Imagine a network connection simply by standing under the right light.

Lt. Gen. Alan Lynn, the director of the Defense Information Systems Agency, highlighted the technology known as Li-Fi, or Light Fidelity, as an alternative to wireless network connections during the agency’s annual industry day Nov. 6.

In one scenario, LEDs would blink so fast that the flashes would be imperceptible to the naked eye. But those flashes would actually transmit ones and zeros. In other words, network connections would arrive via light as an alternative to Wi-Fi.

DISA officials said earlier this month they are interested in a demonstration of the technology.

“Li-Fi technology has the potential of being faster than any radio-based technology existing at present,” Dr. Bill Butler, project lead for the DISA Li-Fi University Affiliated Research Center (UARC) Project, said in a DISA release.

“With Wi-Fi, all devices are fighting for the same 800 megabits per second (Mbps) of bandwidth. With Li-Fi, the entire visible and non-visible light spectrum is available for use — laying the groundwork for 10 gigabits-per-second [Gbps] transmission rates within the next calendar year.”

DISA officials have been discussing the applications for Li-Fi for months.

“It’s very high-speed bandwidth, very simple in terms of building out the network through the infrastructure that’s available,” Rear Adm. Nancy Norton, DISA’s vice director, told a small group of reporters in September.

“The ability to start and stop the network all is just based on breaking the light signal. You’ve got a light bulb, you’ve got a receiver, you put your hand in between and all connections stop. You remove your hand and they start again. So the ability to rapidly control who has access to a network in what would normally be a difficult-to-manage RF spectrum is really a significant deal.”

Lynn noted at the industry day that Li-Fi is attractive from a military perspective because, unlike Wi-Fi, it does not emit widely. Nor can it go through walls. It also relies on existing infrastructure. This can provide an advantage to ships at sea, he said, because it can enable non-detectable communications that cannot be identified through current direction-finding technology.

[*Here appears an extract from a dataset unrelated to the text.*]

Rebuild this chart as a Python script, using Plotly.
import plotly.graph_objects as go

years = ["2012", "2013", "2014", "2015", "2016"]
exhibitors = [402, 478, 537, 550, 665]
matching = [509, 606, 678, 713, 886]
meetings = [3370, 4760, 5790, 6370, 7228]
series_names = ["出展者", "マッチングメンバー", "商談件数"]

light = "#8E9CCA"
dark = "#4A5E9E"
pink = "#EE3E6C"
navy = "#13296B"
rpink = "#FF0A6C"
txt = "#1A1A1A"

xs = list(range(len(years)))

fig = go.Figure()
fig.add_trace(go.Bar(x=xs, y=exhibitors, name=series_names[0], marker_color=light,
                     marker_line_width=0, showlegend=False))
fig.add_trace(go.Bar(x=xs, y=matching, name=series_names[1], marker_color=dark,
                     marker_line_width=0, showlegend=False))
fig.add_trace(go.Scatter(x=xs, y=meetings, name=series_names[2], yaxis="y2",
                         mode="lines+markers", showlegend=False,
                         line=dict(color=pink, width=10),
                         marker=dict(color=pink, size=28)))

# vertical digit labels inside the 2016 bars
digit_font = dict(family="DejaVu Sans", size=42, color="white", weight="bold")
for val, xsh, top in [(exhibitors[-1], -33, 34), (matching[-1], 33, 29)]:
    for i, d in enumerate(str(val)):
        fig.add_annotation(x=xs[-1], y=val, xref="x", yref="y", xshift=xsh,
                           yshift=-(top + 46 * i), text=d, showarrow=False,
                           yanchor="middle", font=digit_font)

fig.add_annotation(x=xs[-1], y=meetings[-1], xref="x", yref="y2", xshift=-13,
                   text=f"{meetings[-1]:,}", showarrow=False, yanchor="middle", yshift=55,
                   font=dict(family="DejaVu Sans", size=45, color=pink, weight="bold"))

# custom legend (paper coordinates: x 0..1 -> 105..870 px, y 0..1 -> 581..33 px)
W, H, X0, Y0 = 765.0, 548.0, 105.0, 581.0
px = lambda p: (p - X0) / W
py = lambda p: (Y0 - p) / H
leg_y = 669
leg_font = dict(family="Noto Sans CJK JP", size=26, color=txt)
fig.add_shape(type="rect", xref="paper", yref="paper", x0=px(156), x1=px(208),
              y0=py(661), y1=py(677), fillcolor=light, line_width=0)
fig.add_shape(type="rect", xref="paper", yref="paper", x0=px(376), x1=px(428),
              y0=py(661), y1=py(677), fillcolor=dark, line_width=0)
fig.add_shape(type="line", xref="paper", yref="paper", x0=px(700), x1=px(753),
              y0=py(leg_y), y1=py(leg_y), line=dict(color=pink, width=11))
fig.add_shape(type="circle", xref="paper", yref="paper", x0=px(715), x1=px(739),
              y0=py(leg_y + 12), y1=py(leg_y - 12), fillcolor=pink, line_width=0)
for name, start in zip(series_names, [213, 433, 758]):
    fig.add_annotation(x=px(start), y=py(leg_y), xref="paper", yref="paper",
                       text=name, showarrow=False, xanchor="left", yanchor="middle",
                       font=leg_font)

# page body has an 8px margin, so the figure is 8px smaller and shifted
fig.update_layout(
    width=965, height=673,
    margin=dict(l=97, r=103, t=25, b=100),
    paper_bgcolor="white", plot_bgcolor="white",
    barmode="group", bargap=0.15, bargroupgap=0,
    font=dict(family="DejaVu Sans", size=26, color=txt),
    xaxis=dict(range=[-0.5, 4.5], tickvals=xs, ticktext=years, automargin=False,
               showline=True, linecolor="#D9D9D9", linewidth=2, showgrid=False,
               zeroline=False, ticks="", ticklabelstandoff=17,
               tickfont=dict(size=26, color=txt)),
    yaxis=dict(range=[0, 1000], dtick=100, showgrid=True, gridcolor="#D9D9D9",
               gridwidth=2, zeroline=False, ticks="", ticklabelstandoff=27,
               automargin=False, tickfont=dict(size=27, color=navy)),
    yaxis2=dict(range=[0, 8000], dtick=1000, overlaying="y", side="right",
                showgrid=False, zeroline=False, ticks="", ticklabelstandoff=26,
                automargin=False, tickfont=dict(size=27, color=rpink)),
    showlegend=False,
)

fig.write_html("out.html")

“[There’s potential] for both tactical and garrison applications, “ Norton said. “The ability for the services to use it at the tactical level will depend on someone piloting this to the point where we can build confidence and show the potential for it. Then we’ll have tactical users that will be banging on the door saying, ‘We need this.’”

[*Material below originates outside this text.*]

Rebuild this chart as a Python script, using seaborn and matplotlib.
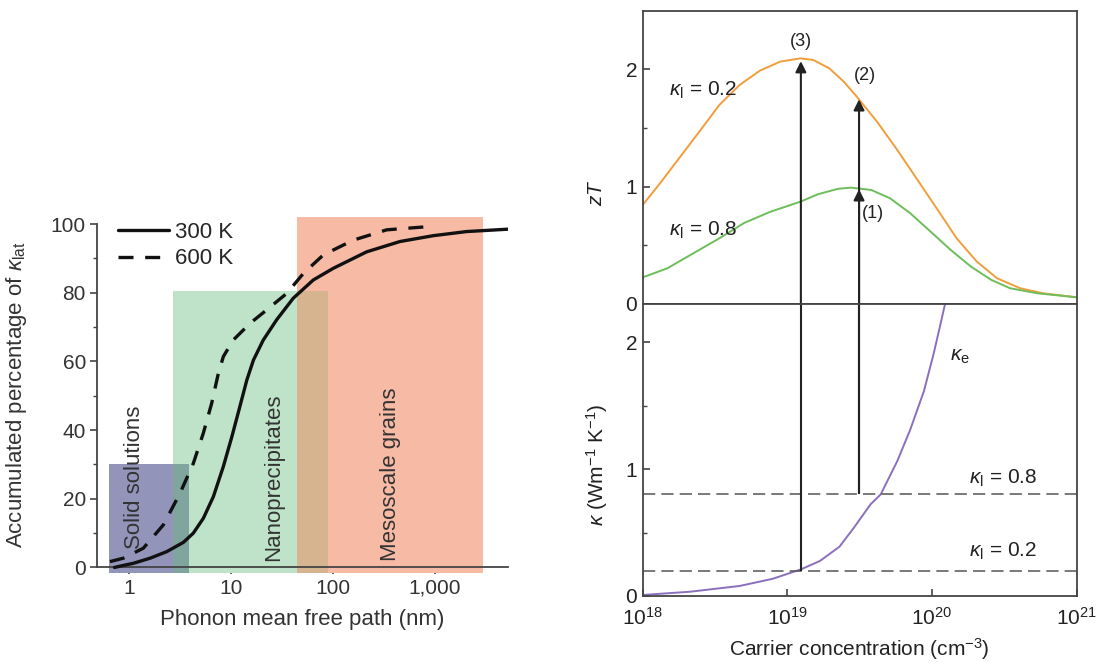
import numpy as np
import matplotlib
matplotlib.use("Agg")
import matplotlib.pyplot as plt
import seaborn as sns
from matplotlib.patches import Rectangle
from matplotlib.ticker import FixedLocator, FixedFormatter, NullLocator

# LEFT PANEL DATA (phonon mean free path in nm, accumulated % of k_lat)
mfp_300 = [0.72, 0.85, 1.10, 1.61, 2.34, 3.41, 4.27, 5.35, 6.71, 8.41, 10.2, 12.2,
           14.3, 16.6, 20.7, 28.0, 40.8, 64.1, 100.7, 214, 454, 962, 2045, 5240]
acc_300 = [0, 0.5, 1.2, 2.7, 4.6, 7.3, 10.0, 14.3, 20.6, 29.4, 38.1, 46.8,
           54.6, 60.4, 66.2, 72.1, 78.4, 83.7, 87.1, 91.9, 94.9, 96.6, 97.8, 98.5]
mfp_600 = [0.65, 0.88, 1.38, 2.17, 3.16, 4.27, 5.35, 6.46, 7.51, 8.41, 10.5,
           15.4, 22.4, 35.2, 51.2, 80.4, 158, 336, 829]
acc_600 = [1.7, 2.7, 5.6, 12.4, 21.6, 30.3, 39.1, 47.8, 56.5, 61.4, 66.2,
           71.1, 75.0, 79.8, 85.6, 91.0, 95.3, 98.3, 99.2]

regions = ["Solid solutions", "Nanoprecipitates", "Mesoscale grains"]
region_lo = [0.64, 2.68, 44.7]
region_hi = [3.87, 88.7, 2980]
region_top = [30, 80.5, 102]
region_text_x = [1.12, 26, 370]
region_text_y = [5.5, 2, 2]
region_colors = ["#9294ba", "#bee3c8", "#f7bba5"]
overlap_colors = ["#80a59f", "#d5b48f"]

x_ticks_left = [1, 10, 100, 1000]
x_ticklabels_left = ["1", "10", "100", "1,000"]

# RIGHT PANEL DATA (log10 carrier concentration)
logn_zt02 = [18.0, 18.12, 18.26, 18.40, 18.53, 18.67, 18.81, 18.95, 19.09, 19.18,
             19.29, 19.39, 19.48, 19.62, 19.76, 19.90, 20.04, 20.17, 20.31, 20.45,
             20.61, 20.77, 21.0]
zt_02 = [0.844, 1.029, 1.256, 1.483, 1.697, 1.867, 1.989, 2.066, 2.094, 2.08,
         2.009, 1.895, 1.767, 1.554, 1.313, 1.057, 0.801, 0.56, 0.361, 0.219,
         0.134, 0.091, 0.057]
logn_zt08 = [18.0, 18.17, 18.33, 18.53, 18.70, 18.88, 19.09, 19.21, 19.35, 19.44,
             19.58, 19.71, 19.85, 19.99, 20.13, 20.27, 20.41, 20.54, 20.73, 21.0]
zt_08 = [0.227, 0.304, 0.418, 0.56, 0.69, 0.785, 0.872, 0.935, 0.982, 0.992,
         0.972, 0.901, 0.773, 0.617, 0.46, 0.318, 0.205, 0.134, 0.091, 0.057]
logn_ke = [18.0, 18.33, 18.67, 18.90, 19.094, 19.225, 19.36, 19.46, 19.575,
           19.645, 19.76, 19.85, 19.944, 20.01, 20.058, 20.09]
ke = [0.008, 0.034, 0.079, 0.136, 0.21, 0.276, 0.388, 0.538, 0.722,
      0.80, 1.063, 1.312, 1.614, 1.903, 2.139, 2.30]

kappa_l = [0.2, 0.8]
arrow_n = [1.24e19, 3.13e19, 3.13e19]
arrow_base = [0.2, 0.8, 0.8]
arrow_tip = [2.07, 1.745, 0.978]
arrow_labels = ["(3)", "(2)", "(1)"]
arrow_label_x = [1.24e19, 3.44e19, 3.93e19]
arrow_label_y = [2.24, 1.95, 0.773]

x_ticks_right = [1e18, 1e19, 1e20, 1e21]
x_ticklabels_right = ["$10^{18}$", "$10^{19}$", "$10^{20}$", "$10^{21}$"]

# STYLE
sns.set_style("ticks")
plt.rcParams["font.family"] = ["Liberation Sans", "DejaVu Sans"]
plt.rcParams["mathtext.fontset"] = "custom"
plt.rcParams["mathtext.rm"] = "Liberation Sans"
plt.rcParams["mathtext.it"] = "Liberation Sans:italic"
plt.rcParams["mathtext.bf"] = "Liberation Sans:bold"
ink = "#333333"
dark = "#222222"

fig = plt.figure(figsize=(11.06, 6.62), dpi=100)

# LEFT PANEL
ax = fig.add_axes([0.0877, 0.134, 0.3716, 0.5406])
ax.set_xscale("log")
ax.set_xlim(0.485, 5200)
ax.set_ylim(-1.7, 102.5)

for i, name in enumerate(regions):
    ax.add_patch(Rectangle((region_lo[i], -1.7), region_hi[i] - region_lo[i],
                           region_top[i] + 1.7, color=region_colors[i], lw=0, zorder=1))
for i in range(len(regions) - 1):
    lo, hi = region_lo[i + 1], region_hi[i]
    top = min(region_top[i], region_top[i + 1])
    ax.add_patch(Rectangle((lo, -1.7), hi - lo, top + 1.7,
                           color=overlap_colors[i], lw=0, zorder=1.5))
for i, name in enumerate(regions):
    ax.text(region_text_x[i], region_text_y[i], name, rotation=90, ha="center",
            va="bottom", fontsize=16, color=ink, zorder=2)

sns.lineplot(x=mfp_300, y=acc_300, ax=ax, color="#111111", lw=2.4,
             label="300 K", sort=False, zorder=3)
sns.lineplot(x=mfp_600, y=acc_600, ax=ax, color="#111111", lw=2.4,
             linestyle=(0, (4.5, 3.5)), label="600 K", sort=False, zorder=3)

ax.legend(loc="upper left", bbox_to_anchor=(0.05, 0.982), frameon=False,
          fontsize=16, handlelength=2.3, handletextpad=0.3, labelspacing=0.25,
          borderpad=0, borderaxespad=0)

for s in ["top", "right"]:
    ax.spines[s].set_visible(False)
ax.spines["bottom"].set_position(("data", 0))
ax.spines["left"].set_bounds(0, 100)
for s in ["bottom", "left"]:
    ax.spines[s].set_color("#444444")
    ax.spines[s].set_linewidth(1.3)

ax.xaxis.set_major_locator(FixedLocator(x_ticks_left))
ax.xaxis.set_major_formatter(FixedFormatter(x_ticklabels_left))
ax.xaxis.set_minor_locator(FixedLocator([5, 50, 500]))
ax.set_yticks([0, 20, 40, 60, 80, 100])
ax.set_yticks([10, 30, 50, 70, 90], minor=True)
ax.tick_params(which="major", direction="out", length=5, width=1.2,
               labelsize=15, color="#444444", labelcolor=ink, pad=3)
ax.tick_params(which="minor", direction="out", length=3, width=1.0, color="#444444")
ax.set_xlabel("Phonon mean free path (nm)", fontsize=16, color=ink, labelpad=8)
ax.set_ylabel(r"Accumulated percentage of $\kappa_{\mathrm{lat}}$", fontsize=16,
              color=ink)
ax.yaxis.set_label_coords(-0.165, 0.5)

# RIGHT PANELS
ax_t = fig.add_axes([0.5811, 0.5408, 0.3924, 0.443])
ax_b = fig.add_axes([0.5811, 0.0997, 0.3924, 0.4411])
for a in (ax_t, ax_b):
    a.set_xscale("log")
    a.set_xlim(1e18, 1e21)
    for s in a.spines.values():
        s.set_color("#444444")
        s.set_linewidth(1.3)
ax_t.set_ylim(0, 2.5)
ax_b.set_ylim(0, 2.3)

sns.lineplot(x=10 ** np.array(logn_zt02), y=zt_02, ax=ax_t, color="#f29d3c",
             lw=1.4, sort=False)
sns.lineplot(x=10 ** np.array(logn_zt08), y=zt_08, ax=ax_t, color="#6dbd5b",
             lw=1.4, sort=False)
sns.lineplot(x=10 ** np.array(logn_ke), y=ke, ax=ax_b, color="#8b6fbd",
             lw=1.4, sort=False)

for k in kappa_l:
    ax_b.axhline(k, color="#555555", lw=1.1, ls=(0, (8, 4)))

for i in range(len(arrow_n)):
    ax_b.vlines(arrow_n[i], arrow_base[i], 2.3, color=dark, lw=1.5)
    ax_t.annotate("", xy=(arrow_n[i], arrow_tip[i]), xytext=(arrow_n[i], 0),
                  arrowprops=dict(arrowstyle="-|>", color=dark, lw=1.5,
                                  mutation_scale=16, shrinkA=0, shrinkB=0))
    ax_t.text(arrow_label_x[i], arrow_label_y[i], arrow_labels[i], ha="center",
              va="center", fontsize=13, color=dark)

ax_t.text(2.62e18, 1.824, r"$\kappa_\mathrm{l}$ = 0.2", ha="center", va="center",
          fontsize=15, color=dark)
ax_t.text(2.62e18, 0.631, r"$\kappa_\mathrm{l}$ = 0.8", ha="center", va="center",
          fontsize=15, color=dark)
ax_b.text(3.1e20, 0.93, r"$\kappa_\mathrm{l}$ = 0.8", ha="center", va="center",
          fontsize=15, color=dark)
ax_b.text(3.1e20, 0.354, r"$\kappa_\mathrm{l}$ = 0.2", ha="center", va="center",
          fontsize=15, color=dark)
ax_b.text(1.55e20, 1.89, r"$\kappa_\mathrm{e}$", ha="center", va="center",
          fontsize=15, color=dark)

ax_t.set_yticks([0, 1, 2])
ax_t.set_yticks([0.5, 1.5], minor=True)
ax_t.xaxis.set_major_locator(NullLocator())
ax_t.xaxis.set_minor_locator(NullLocator())
ax_b.set_yticks([0, 1, 2])
ax_b.set_yticks([0.5, 1.5], minor=True)
ax_b.xaxis.set_major_locator(FixedLocator(x_ticks_right))
ax_b.xaxis.set_major_formatter(FixedFormatter(x_ticklabels_right))
ax_b.xaxis.set_minor_locator(NullLocator())
for a in (ax_t, ax_b):
    a.tick_params(which="major", direction="in", length=5, width=1.2,
                  labelsize=15, color="#444444", labelcolor=dark, pad=4)
    a.tick_params(which="minor", direction="in", length=3, width=1.0,
                  color="#444444")
ax_b.tick_params(axis="x", pad=8)

ax_t.set_ylabel("$zT$", fontsize=15, color=dark)
ax_t.yaxis.set_label_coords(-0.085, 0.38)
ax_b.set_ylabel(r"$\kappa$ (Wm$^{-1}$ K$^{-1}$)", fontsize=15, color=dark)
ax_b.yaxis.set_label_coords(-0.075, 0.45)
ax_b.set_xlabel(r"Carrier concentration (cm$^{-3}$)", fontsize=15,
                color=dark, labelpad=5)

fig.savefig("out.png", dpi=100)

In a release, Butler said Li-Fi could be used for vehicle-to-vehicle communications through headlights or taillights without interference. “The data is secure because information is only transmitted to those in the line of direct sight,” he said. “It can also replace the complex cabling required in forward-deployed command centers by combining the network access points in the overhead lighting. This reduces power consumption and simplifies command center setups.”